March 24, 2017

Could touring China transform your agribusiness?

This May 13-23, I will be leading NAB’s Agribusiness China Tour 2017. If your business involves cattle, sheep or wool, I encourage you to consider joining me.

Why visit China at all?

It will come as little surprise to hear that China is Australia’s largest agriculture export market overall, as well as its largest market for everything from dairy cattle to wool, hides and skins.

What might be surprising is just how dynamic the Chinese market is.

In 2010 and 2011, China purchased $5 billion of exports from Australia’s agriculture, forestry and fisheries industries. A mere five years later, that figure had doubled to $10 billion.

Yet last year Australia went from owning the largest share of China’s imported beef market to being surpassed by Brazil. It was due to several factors but a major one was that the Chinese, with the stroke of a pen, granted Brazilian beef plants market access.

Post-ChAFTA there are enormous opportunities for Australian agribusiness – but there is also enormous competition for those opportunities. Not to mention a fluid regulatory and commercial environment that needs to be skilfully navigated. Our tour will provide the window to gain in-depth knowledge of the China market, along with better understanding of these challenges.

What’s so special about the NAB tour?

Chinese place a lot of emphasis on face-to-face meetings as a first step in building mutually beneficial business relationships. I’m often surprised by the number of exporters who have never visited China and always encourage them to take advantage of any opportunities to go there that arise. The NAB tour has the advantage of a disciplined focus combined with deep access. It has been designed specifically around the needs of beef, live cattle, sheep and wool producers, with an itinerary structured around an in-depth exploration of the value chain of these commodities.

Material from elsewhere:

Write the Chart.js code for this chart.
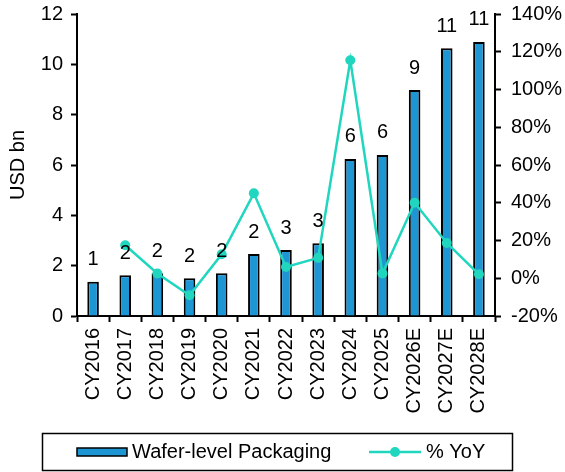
<!DOCTYPE html>
<html>
<head>
<meta charset="utf-8">
<script src="https://cdn.jsdelivr.net/npm/chart.js@4.4.1/dist/chart.umd.min.js"></script>
<style>
  html, body { margin: 0; padding: 0; background: #fff; }
  #wrap { width: 565px; height: 472px; }
</style>
</head>
<body>
<div id="wrap"><canvas id="chart-wlp"></canvas></div>
<script>
// Wafer-level packaging market size and YoY growth
const years = ['CY2016', 'CY2017', 'CY2018', 'CY2019', 'CY2020', 'CY2021', 'CY2022',
    'CY2023', 'CY2024', 'CY2025', 'CY2026E', 'CY2027E', 'CY2028E'];
const revenue = [1.36, 1.62, 1.70, 1.50, 1.70, 2.46, 2.62, 2.89, 6.24, 6.40, 8.98, 10.64, 10.89];
const yoy = [null, 17.5, 2.5, -9, 12.7, 45, 6, 10.8, 115.5, 2.5, 40, 18.7, 2.1];
const leftTicks = [0, 12, 2];
const rightTicks = [-20, 140, 20];

const barColor = '#1e96d4';
const lineColor = '#20d6be';
const fontFamily = '"Liberation Sans", Arial, sans-serif';
const font = { family: fontFamily, size: 20 };

// numbers on top of the bars
const barLabels = {
    id: 'barLabels',
    afterDatasetsDraw(chart) {
        const ctx = chart.ctx;
        const meta = chart.getDatasetMeta(1);
        ctx.save();
        ctx.font = '20px ' + fontFamily;
        ctx.fillStyle = '#000';
        ctx.textAlign = 'center';
        ctx.textBaseline = 'middle';
        meta.data.forEach((bar, i) => {
            ctx.fillText(String(Math.round(revenue[i])), bar.x, bar.y - 22);
        });
        ctx.restore();
    }
};

// boxed legend under the axis labels
const boxLegend = {
    id: 'boxLegend',
    afterDraw(chart) {
        const ctx = chart.ctx;
        ctx.save();
        ctx.strokeStyle = '#000';
        ctx.lineWidth = 1.5;
        ctx.strokeRect(42.5, 433.5, 470, 37);

        ctx.fillStyle = barColor;
        ctx.fillRect(77, 448, 50, 8);
        ctx.lineWidth = 1.5;
        ctx.strokeRect(77, 448, 50, 8);

        ctx.strokeStyle = lineColor;
        ctx.lineWidth = 2.5;
        ctx.beginPath();
        ctx.moveTo(369, 452);
        ctx.lineTo(421, 452);
        ctx.stroke();
        ctx.fillStyle = lineColor;
        ctx.beginPath();
        ctx.arc(395, 452, 5, 0, Math.PI * 2);
        ctx.fill();

        ctx.fillStyle = '#000';
        ctx.font = '20px ' + fontFamily;
        ctx.textBaseline = 'middle';
        ctx.textAlign = 'left';
        ctx.fillText(chart.data.datasets[1].label, 132, 452);
        ctx.fillText(chart.data.datasets[0].label, 426, 452);
        ctx.restore();
    }
};

const axisLine = { display: true, color: '#000', width: 2 };

// fixed width, and no extra room reserved for the half labels
const fitY = (w) => (axis) => {
    axis.width = w;
    axis.paddingTop = 0;
    axis.paddingBottom = 0;
};

new Chart(document.getElementById('chart-wlp').getContext('2d'), {
    type: 'bar',
    data: {
        labels: years,
        datasets: [
            {
                type: 'line',
                label: '% YoY',
                data: yoy,
                yAxisID: 'y1',
                borderColor: lineColor,
                backgroundColor: lineColor,
                borderWidth: 2.5,
                pointRadius: 5,
                pointBackgroundColor: lineColor,
                pointBorderWidth: 0,
                tension: 0,
                spanGaps: false,
                order: 0
            },
            {
                type: 'bar',
                label: 'Wafer-level Packaging',
                data: revenue,
                yAxisID: 'y',
                backgroundColor: barColor,
                borderColor: '#000',
                borderWidth: 2,
                borderSkipped: 'bottom',
                categoryPercentage: 1,
                barPercentage: 0.36,
                order: 1
            }
        ]
    },
    options: {
        responsive: true,
        maintainAspectRatio: false,
        animation: false,
        layout: { padding: { top: 14, bottom: 56, left: 0, right: 0 } },
        plugins: {
            legend: { display: false },
            tooltip: { enabled: false }
        },
        scales: {
            x: {
                offset: true,
                grid: { display: true, drawOnChartArea: false, drawTicks: true, tickLength: 6, tickWidth: 2, tickColor: '#000', offset: true },
                border: axisLine,
                ticks: { color: '#000', font: font, maxRotation: 90, minRotation: 90, padding: 6, autoSkip: false },
                afterFit: (axis) => { axis.height = 100; axis.paddingLeft = 0; axis.paddingRight = 0; }
            },
            y: {
                position: 'left',
                min: leftTicks[0],
                max: leftTicks[1],
                grid: { display: true, drawOnChartArea: false, tickLength: 6, tickWidth: 2, tickColor: '#000' },
                border: axisLine,
                ticks: { stepSize: leftTicks[2], color: '#000', font: font, padding: 8 },
                title: { display: true, text: 'USD bn', color: '#000', font: font, padding: { top: 6, bottom: 0 } },
                afterFit: fitY(77)
            },
            y1: {
                position: 'right',
                min: rightTicks[0],
                max: rightTicks[1],
                grid: { display: true, drawOnChartArea: false, tickLength: 6, tickWidth: 2, tickColor: '#000' },
                border: axisLine,
                ticks: { stepSize: rightTicks[2], color: '#000', font: font, padding: 10, callback: (v) => v + '%' },
                afterFit: fitY(70)
            }
        }
    },
    plugins: [barLabels, boxLegend]
});
</script>
</body>
</html>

Which brings me to the issue of access.

As well as being Australia’s largest agribusiness bank, NAB was the first Australian bank that entered the China market. It now has branches in Beijing and Shanghai that service many of Australia’s largest exporters, agricultural and otherwise. The NAB tour includes visits to Alibaba Group, the world’s second-largest e-commerce player, Shandong RuYi, the textile manufacturer that purchased Cubbie Station in 2013, COFCO, China’s largest food processor, manufacturer and commodity trader, and the Agricultural Development Bank of China.

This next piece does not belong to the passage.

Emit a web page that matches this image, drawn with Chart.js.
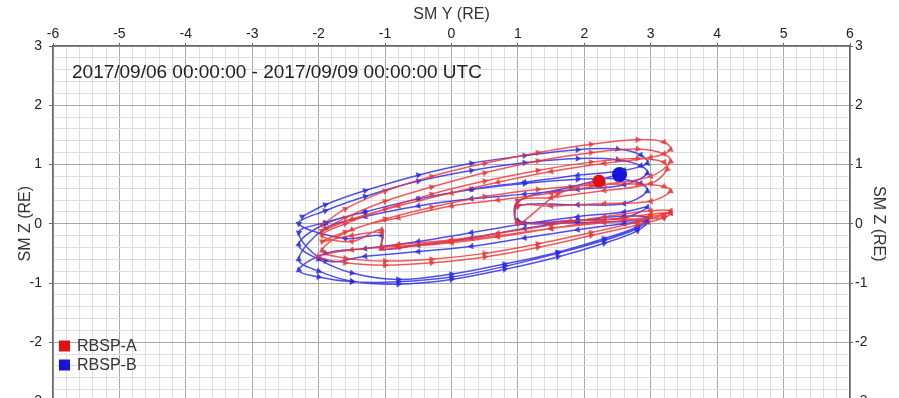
<!DOCTYPE html>
<html>
<head>
<meta charset="utf-8">
<script src="https://cdn.jsdelivr.net/npm/chart.js@4.4.1/dist/chart.umd.min.js"></script>
<style>
  html, body { margin: 0; padding: 0; background: #fff; overflow: hidden; }
  #chart { display: block; }
</style>
</head>
<body>
<canvas id="chart" width="899" height="409"></canvas>
<script>
// axis ranges (RE)
const yRange = [-6, 6];   // SM Y, horizontal
const zRange = [-3, 3];   // SM Z, vertical
const gridStep = 0.2;

const timeLabel = '2017/09/06 00:00:00 - 2017/09/09 00:00:00 UTC';
const probeNames = ['RBSP-A', 'RBSP-B'];

// RBSP-A track, SM Y / SM Z
const aY = [
  -1.95, -1.6, -1.0, -0.3, 0.5, 1.3, 2.1, 2.8, 3.2, 3.3, 3.0, 2.3, 1.5, 0.7, 0.0, -0.8, -1.5,
  -1.95, -1.6, -1.0, -0.3, 0.5, 1.3, 2.1, 2.8, 3.2, 3.3, 3.0, 2.3, 1.5, 0.7, 0.0, -0.8, -1.5,
  -1.95, -1.6, -1.0, -0.3, 0.5, 1.3, 2.1, 2.8, 3.2, 3.3, 3.0, 2.3, 1.5, 0.7, 0.0, -0.8, -1.05, -1.05, -1.5,
  -1.95, -1.6, -1.0, -0.3, 0.5, 1.3, 2.1, 2.8, 3.2, 3.3, 3.0, 2.3, 1.5, 1.0, 1.0, 1.8, 2.6, 3.2, 3.3, 3.0, 2.3, 1.5, 0.7, 0.0, -0.8, -1.5,
  -2.0, -1.6, -1.0, -0.3, 0.5, 1.3, 2.1, 2.8, 3.2, 3.3, 3.0, 2.3, 1.5, 0.7, 0.0, -0.8, -1.05, -1.05, -1.5,
  -1.95, -1.6, -1.0, -0.3, 0.5, 1.3, 2.1, 2.8, 3.2, 3.25, 3.0, 2.3, 1.5, 1.0, 1.0, 1.6, 2.22
];
const aZ = [
  -0.02, 0.25, 0.55, 0.8, 1.02, 1.2, 1.34, 1.42, 1.38, 1.25, 1.12, 1.02, 0.88, 0.7, 0.52, 0.3, 0.08,
  -0.12, 0.1, 0.38, 0.62, 0.86, 1.06, 1.2, 1.26, 1.18, 1.05, 0.8, 0.66, 0.52, 0.4, 0.3, 0.1, -0.1,
  -0.45, -0.58, -0.63, -0.6, -0.5, -0.34, -0.15, 0.03, 0.15, 0.22, 0.22, 0.12, -0.02, -0.16, -0.27, -0.35, -0.38, -0.15, -0.2,
  -0.3, -0.14, 0.08, 0.28, 0.46, 0.58, 0.65, 0.67, 0.63, 0.55, 0.38, 0.34, 0.3, 0.3, 0.02, 0.05, 0.08, 0.1, 0.18, 0.12, 0.02, -0.08, -0.2, -0.3, -0.38, -0.44,
  -0.55, -0.66, -0.7, -0.66, -0.56, -0.4, -0.2, -0.02, 0.1, 0.18, 0.16, 0.06, -0.08, -0.22, -0.32, -0.4, -0.42, -0.1, -0.3,
  -0.2, 0.0, 0.25, 0.5, 0.72, 0.9, 1.04, 1.1, 1.04, 0.92, 0.68, 0.56, 0.44, 0.38, 0.0, 0.5, 0.72
];

// RBSP-B track, SM Y / SM Z
const bY = [
  -2.25, -1.9, -1.3, -0.5, 0.3, 1.1, 1.9, 2.5, 2.85, 2.95, 2.6, 1.9, 1.1, 0.3, -0.5, -1.3, -1.9,
  -2.3, -2.0, -1.5, -0.8, 0.0, 0.8, 1.6, 2.3, 2.8, 2.95, 2.6, 1.9, 1.1, 0.3, -0.5, -1.05, -1.05, -1.6,
  -2.3, -1.9, -1.3, -0.5, 0.3, 1.1, 1.9, 2.5, 2.85, 2.95, 2.6, 1.9, 1.1, 0.3, -0.5, -1.3, -1.9,
  -2.3, -2.0, -1.5, -0.8, 0.0, 0.8, 1.6, 2.3, 2.8, 2.95, 2.6, 1.9, 1.1, 0.3, -0.5, -1.3, -1.9,
  -2.3, -1.9, -1.3, -0.5, 0.3, 1.1, 1.9, 2.5, 2.85, 2.95, 2.6, 1.9, 1.0, 1.0, 1.9, 2.6, 2.95, 2.6, 1.9, 1.1, 0.3, -0.5, -1.3, -1.9,
  -2.3, -2.0, -1.5, -0.8, 0.0, 0.8, 1.6, 2.3, 2.8, 2.95, 2.6, 1.9, 1.0, 1.0, 1.8, 2.53
];
const bZ = [
  0.12, 0.32, 0.56, 0.82, 1.02, 1.15, 1.25, 1.26, 1.16, 1.02, 0.9, 0.82, 0.7, 0.58, 0.42, 0.2, 0.0,
  -0.35, -0.6, -0.83, -0.94, -0.85, -0.68, -0.48, -0.25, -0.05, 0.1, 0.13, 0.05, -0.08, -0.24, -0.36, -0.42, -0.2, -0.25,
  0.0, 0.22, 0.46, 0.72, 0.9, 1.03, 1.1, 1.08, 0.98, 0.85, 0.66, 0.58, 0.5, 0.42, 0.3, 0.12, -0.08,
  -0.6, -0.8, -0.97, -1.02, -0.94, -0.77, -0.56, -0.33, -0.12, 0.03, 0.0, -0.1, -0.24, -0.38, -0.47, -0.55, -0.62,
  -0.15, 0.02, 0.2, 0.42, 0.58, 0.68, 0.75, 0.76, 0.68, 0.55, 0.34, 0.32, 0.3, 0.04, 0.06, 0.1, 0.28, 0.2, 0.12, 0.0, -0.15, -0.3, -0.42, -0.5,
  -0.78, -0.9, -0.98, -0.98, -0.9, -0.72, -0.5, -0.28, -0.08, 0.06, 0.04, 0.02, 0.05, 0.38, 0.62, 0.83
];

const redLine = 'rgba(238, 52, 52, 0.82)';
const blueLine = 'rgba(40, 40, 236, 0.82)';
const redDot = '#e01010';
const blueDot = '#1414dc';

const toPoints = (ys, zs) => ys.map((v, i) => ({ x: v, y: zs[i] }));
const isWhole = v => Math.abs(v - Math.round(v)) < 1e-6;

// arrow heads point along the track
function arrowRotation(ctx) {
  const data = ctx.dataset.data;
  const i = ctx.dataIndex;
  const j = i < data.length - 1 ? i + 1 : i;
  const k = j === i ? i - 1 : i;
  const sx = ctx.chart.scales.x, sy = ctx.chart.scales.y;
  const dx = sx.getPixelForValue(data[j].x) - sx.getPixelForValue(data[k].x);
  const dy = sy.getPixelForValue(data[j].y) - sy.getPixelForValue(data[k].y);
  return Math.atan2(dy, dx) * 180 / Math.PI + 90;
}

function trackDataset(label, ys, zs, color) {
  return {
    label: label,
    data: toPoints(ys, zs),
    showLine: true,
    borderColor: color,
    backgroundColor: color,
    borderWidth: 1.5,
    tension: 0.35,
    pointStyle: 'triangle',
    pointRadius: ctx => (ctx.dataIndex === ctx.dataset.data.length - 1 ? 0 : 3.8),
    pointRotation: arrowRotation,
    pointBorderWidth: 0,
    pointHoverRadius: 0
  };
}

const gridColor = ctx => (ctx.tick && isWhole(ctx.tick.value) ? '#a8a8a8' : '#dedede');
const tickMarkColor = ctx => (ctx.tick && isWhole(ctx.tick.value) ? '#666' : 'rgba(0,0,0,0)');
const wholeLabel = v => (isWhole(v) ? String(Math.round(v)) : '');
const tickFont = { family: 'Liberation Sans, Arial, sans-serif', size: 14 };
const titleFont = { family: 'Liberation Sans, Arial, sans-serif', size: 16 };

// fixed axis boxes so the plot area sits where it does in the picture
const fitTop = scale => { scale.height = 46; scale.paddingLeft = 0; scale.paddingRight = 0; };
const fitSide = w => scale => { scale.width = w; scale.paddingTop = 0; scale.paddingBottom = 0; };

// time range text and legend, drawn inside the plot
const overlay = {
  id: 'overlay',
  afterDatasetsDraw(chart) {
    const c = chart.ctx;
    const area = chart.chartArea;
    c.save();
    c.fillStyle = '#222';
    c.font = '19px Liberation Sans, Arial, sans-serif';
    c.textBaseline = 'middle';
    c.fillText(timeLabel, area.left + 19, 73);

    c.font = '16px Liberation Sans, Arial, sans-serif';
    const swatches = [redDot, blueDot];
    probeNames.forEach((name, i) => {
      const yMid = 346 + i * 19;
      c.fillStyle = swatches[i];
      c.fillRect(area.left + 6, yMid - 5.5, 11, 11);
      c.fillStyle = '#333';
      c.fillText(name, area.left + 24, yMid + 1);
    });
    c.restore();
  }
};

new Chart(document.getElementById('chart'), {
  type: 'scatter',
  data: {
    datasets: [
      {
        label: 'RBSP-A end',
        data: [{ x: aY[aY.length - 1], y: aZ[aZ.length - 1] }],
        backgroundColor: redDot,
        borderWidth: 0,
        pointRadius: 6.5,
        pointHoverRadius: 6.5
      },
      {
        label: 'RBSP-B end',
        data: [{ x: bY[bY.length - 1], y: bZ[bZ.length - 1] }],
        backgroundColor: blueDot,
        borderWidth: 0,
        pointRadius: 7.5,
        pointHoverRadius: 7.5
      },
      trackDataset(probeNames[0], aY, aZ, redLine),
      trackDataset(probeNames[1], bY, bZ, blueLine)
    ]
  },
  options: {
    responsive: false,
    animation: false,
    devicePixelRatio: 1,
    layout: { padding: 0 },
    plugins: {
      legend: { display: false },
      tooltip: { enabled: false }
    },
    scales: {
      x: {
        type: 'linear',
        position: 'top',
        min: yRange[0],
        max: yRange[1],
        afterFit: fitTop,
        ticks: {
          stepSize: gridStep,
          autoSkip: false,
          maxRotation: 0,
          padding: 0,
          color: '#222',
          font: tickFont,
          callback: wholeLabel
        },
        grid: { color: gridColor, tickColor: tickMarkColor, tickLength: 3, lineWidth: 1 },
        border: { color: '#666', width: 1.5 },
        title: { display: true, text: 'SM Y (RE)', color: '#333', font: titleFont, padding: { top: 5, bottom: 0 } }
      },
      y: {
        type: 'linear',
        position: 'left',
        min: zRange[0],
        max: zRange[1],
        afterFit: fitSide(53),
        ticks: {
          stepSize: gridStep,
          autoSkip: false,
          padding: 7,
          color: '#222',
          font: tickFont,
          callback: wholeLabel
        },
        grid: { color: gridColor, tickColor: tickMarkColor, tickLength: 4, lineWidth: 1 },
        border: { color: '#666', width: 1.5 },
        title: { display: true, text: 'SM Z (RE)', color: '#333', font: titleFont, padding: { top: 16, bottom: 0 } }
      },
      y2: {
        type: 'linear',
        position: 'right',
        min: zRange[0],
        max: zRange[1],
        afterFit: fitSide(49),
        ticks: {
          stepSize: gridStep,
          autoSkip: false,
          padding: 2,
          color: '#222',
          font: tickFont,
          callback: wholeLabel
        },
        grid: { drawOnChartArea: false, tickColor: tickMarkColor, tickLength: 3 },
        border: { color: '#666', width: 1.5 },
        title: { display: true, text: 'SM Z (RE)', color: '#333', font: titleFont, padding: { top: 11, bottom: 0 } }
      }
    }
  },
  plugins: [overlay]
});
</script>
</body>
</html>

While the trip will involve stops in Shanghai and Beijing, much of it will be spent in the country’s agricultural heartland. Out in regional China, tour members will explore wool processing plants, live cattle processing facilities, meat processing companies, sheep and cattle farms, feedlots, yarn-making factories and hypermarkets. Those on the tour will also meet with in-country representatives from industry groups including the China Animal Agriculture Association, Austcham, MLA and Austrade.

The ROI you can expect

On past tours, some NAB clients have benefited through signing supply agreements or attracting Chinese investment capital. While such outcomes aren’t uncommon, neither can they be guaranteed. What is certain is that those on the tour will:

  • Comprehend the supply chain. Gain a more comprehensive understanding of how the supply chain that their business is part of operates. This often prompts lucrative insights on how to value-add.
  • Better understand what the market wants. Australian agribusinesses often produce first and worry about selling later. This tour provides plentiful opportunities to talk to Chinese processors, wholesalers, retailers and consumers about what they want. You can then develop an appropriate business strategy in response to that needs.
  • Learn from the Chinese. As the likes of Alibaba, Baidu and Lenovo demonstrate, Chinese companies are now setting trends rather than following them. Plus, Chinese businesses are frequently several times larger than their Australian equivalents. So, for example, an Australian cattle farmer with ambitions to increase his herd from 15,000 to 60,000 will have the chance to learn from his Chinese counterparts how to operate at that kind of scale.
  • Strike up useful relationships. Paradoxically, although China is undergoing rapid and enormous change it’s not a place where business relationships progress quickly. On this tour, my staff and I will spend a lot of time making introductions. This will facilitate Australian and Chinese businesspeople exploring how they can work more closely together. By having those meetings, then cultivating relationships and building what the Chinese call guanxi, you can possibly lay the groundwork for investment opportunities or contracts for the future.

See you there?

As many business people have learnt the hard way, China, like agriculture investment, demands a long-term strategy and a degree of cultural sensitivity. Given the encouraging results of past tours and the growing clients’ interests amongst our network for China’s agriculture sector, I look forward to the upcoming tour being a worthwhile and value-add to our clients and our industry. I hope to see many of you on it.